Exactly reproduce each line of the listing that follows.

** BEGIN **

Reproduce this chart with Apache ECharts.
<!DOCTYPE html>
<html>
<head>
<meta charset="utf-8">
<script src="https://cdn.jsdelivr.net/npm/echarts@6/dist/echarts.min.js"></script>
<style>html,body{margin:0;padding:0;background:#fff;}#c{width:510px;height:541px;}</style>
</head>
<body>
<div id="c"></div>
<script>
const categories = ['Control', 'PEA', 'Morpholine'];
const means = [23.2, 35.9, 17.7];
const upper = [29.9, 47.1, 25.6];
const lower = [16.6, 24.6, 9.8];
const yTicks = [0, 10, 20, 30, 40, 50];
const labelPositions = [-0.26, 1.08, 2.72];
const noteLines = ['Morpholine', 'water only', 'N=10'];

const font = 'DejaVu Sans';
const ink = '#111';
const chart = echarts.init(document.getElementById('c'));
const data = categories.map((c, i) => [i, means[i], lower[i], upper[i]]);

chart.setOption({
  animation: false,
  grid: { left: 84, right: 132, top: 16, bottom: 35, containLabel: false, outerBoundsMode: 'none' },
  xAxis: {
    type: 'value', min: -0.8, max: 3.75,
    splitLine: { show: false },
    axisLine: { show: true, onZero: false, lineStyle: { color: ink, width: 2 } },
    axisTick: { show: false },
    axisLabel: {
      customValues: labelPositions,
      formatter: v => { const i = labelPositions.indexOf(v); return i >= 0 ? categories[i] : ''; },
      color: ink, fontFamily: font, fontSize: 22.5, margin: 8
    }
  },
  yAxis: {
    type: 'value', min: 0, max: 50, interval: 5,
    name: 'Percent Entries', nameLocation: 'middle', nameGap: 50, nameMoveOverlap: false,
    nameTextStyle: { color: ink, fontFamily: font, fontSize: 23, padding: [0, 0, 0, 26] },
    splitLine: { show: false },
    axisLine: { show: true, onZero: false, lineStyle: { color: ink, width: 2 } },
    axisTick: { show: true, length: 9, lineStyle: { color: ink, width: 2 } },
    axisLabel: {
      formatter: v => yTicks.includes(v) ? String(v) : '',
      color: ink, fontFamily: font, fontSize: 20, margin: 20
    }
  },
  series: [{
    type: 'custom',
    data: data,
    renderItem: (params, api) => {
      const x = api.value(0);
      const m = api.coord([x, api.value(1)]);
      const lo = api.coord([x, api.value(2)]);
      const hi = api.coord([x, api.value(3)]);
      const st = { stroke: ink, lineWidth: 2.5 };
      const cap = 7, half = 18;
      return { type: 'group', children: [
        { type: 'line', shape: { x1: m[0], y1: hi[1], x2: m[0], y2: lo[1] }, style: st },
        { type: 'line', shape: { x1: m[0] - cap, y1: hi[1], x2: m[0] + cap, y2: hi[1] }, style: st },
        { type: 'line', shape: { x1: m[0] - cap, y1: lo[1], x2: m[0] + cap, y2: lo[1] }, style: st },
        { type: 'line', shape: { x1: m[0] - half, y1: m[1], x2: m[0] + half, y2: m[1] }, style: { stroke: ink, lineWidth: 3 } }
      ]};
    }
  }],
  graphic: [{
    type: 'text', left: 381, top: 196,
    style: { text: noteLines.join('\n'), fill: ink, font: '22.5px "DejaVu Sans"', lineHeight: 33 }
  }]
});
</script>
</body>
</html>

** END **

-- Output for this task --
Reproduce this chart with Apache ECharts.
<!DOCTYPE html>
<html>
<head>
<meta charset="utf-8">
<script src="https://cdn.jsdelivr.net/npm/echarts@6/dist/echarts.min.js"></script>
<style>html,body{margin:0;padding:0;background:#fff;}#c{width:510px;height:541px;}</style>
</head>
<body>
<div id="c"></div>
<script>
const categories = ['Control', 'PEA', 'Morpholine'];
const means = [23.2, 35.9, 17.7];
const upper = [29.9, 47.1, 25.6];
const lower = [16.6, 24.6, 9.8];
const yTicks = [0, 10, 20, 30, 40, 50];
const labelPositions = [-0.26, 1.08, 2.72];
const noteLines = ['Morpholine', 'water only', 'N=10'];

const font = 'DejaVu Sans';
const ink = '#111';
const chart = echarts.init(document.getElementById('c'));
const data = categories.map((c, i) => [i, means[i], lower[i], upper[i]]);

chart.setOption({
  animation: false,
  grid: { left: 84, right: 132, top: 16, bottom: 35, containLabel: false, outerBoundsMode: 'none' },
  xAxis: {
    type: 'value', min: -0.8, max: 3.75,
    splitLine: { show: false },
    axisLine: { show: true, onZero: false, lineStyle: { color: ink, width: 2 } },
    axisTick: { show: false },
    axisLabel: {
      customValues: labelPositions,
      formatter: v => { const i = labelPositions.indexOf(v); return i >= 0 ? categories[i] : ''; },
      color: ink, fontFamily: font, fontSize: 22.5, margin: 8
    }
  },
  yAxis: {
    type: 'value', min: 0, max: 50, interval: 5,
    name: 'Percent Entries', nameLocation: 'middle', nameGap: 50, nameMoveOverlap: false,
    nameTextStyle: { color: ink, fontFamily: font, fontSize: 23, padding: [0, 0, 0, 26] },
    splitLine: { show: false },
    axisLine: { show: true, onZero: false, lineStyle: { color: ink, width: 2 } },
    axisTick: { show: true, length: 9, lineStyle: { color: ink, width: 2 } },
    axisLabel: {
      formatter: v => yTicks.includes(v) ? String(v) : '',
      color: ink, fontFamily: font, fontSize: 20, margin: 20
    }
  },
  series: [{
    type: 'custom',
    data: data,
    renderItem: (params, api) => {
      const x = api.value(0);
      const m = api.coord([x, api.value(1)]);
      const lo = api.coord([x, api.value(2)]);
      const hi = api.coord([x, api.value(3)]);
      const st = { stroke: ink, lineWidth: 2.5 };
      const cap = 7, half = 18;
      return { type: 'group', children: [
        { type: 'line', shape: { x1: m[0], y1: hi[1], x2: m[0], y2: lo[1] }, style: st },
        { type: 'line', shape: { x1: m[0] - cap, y1: hi[1], x2: m[0] + cap, y2: hi[1] }, style: st },
        { type: 'line', shape: { x1: m[0] - cap, y1: lo[1], x2: m[0] + cap, y2: lo[1] }, style: st },
        { type: 'line', shape: { x1: m[0] - half, y1: m[1], x2: m[0] + half, y2: m[1] }, style: { stroke: ink, lineWidth: 3 } }
      ]};
    }
  }],
  graphic: [{
    type: 'text', left: 381, top: 196,
    style: { text: noteLines.join('\n'), fill: ink, font: '22.5px "DejaVu Sans"', lineHeight: 33 }
  }]
});
</script>
</body>
</html>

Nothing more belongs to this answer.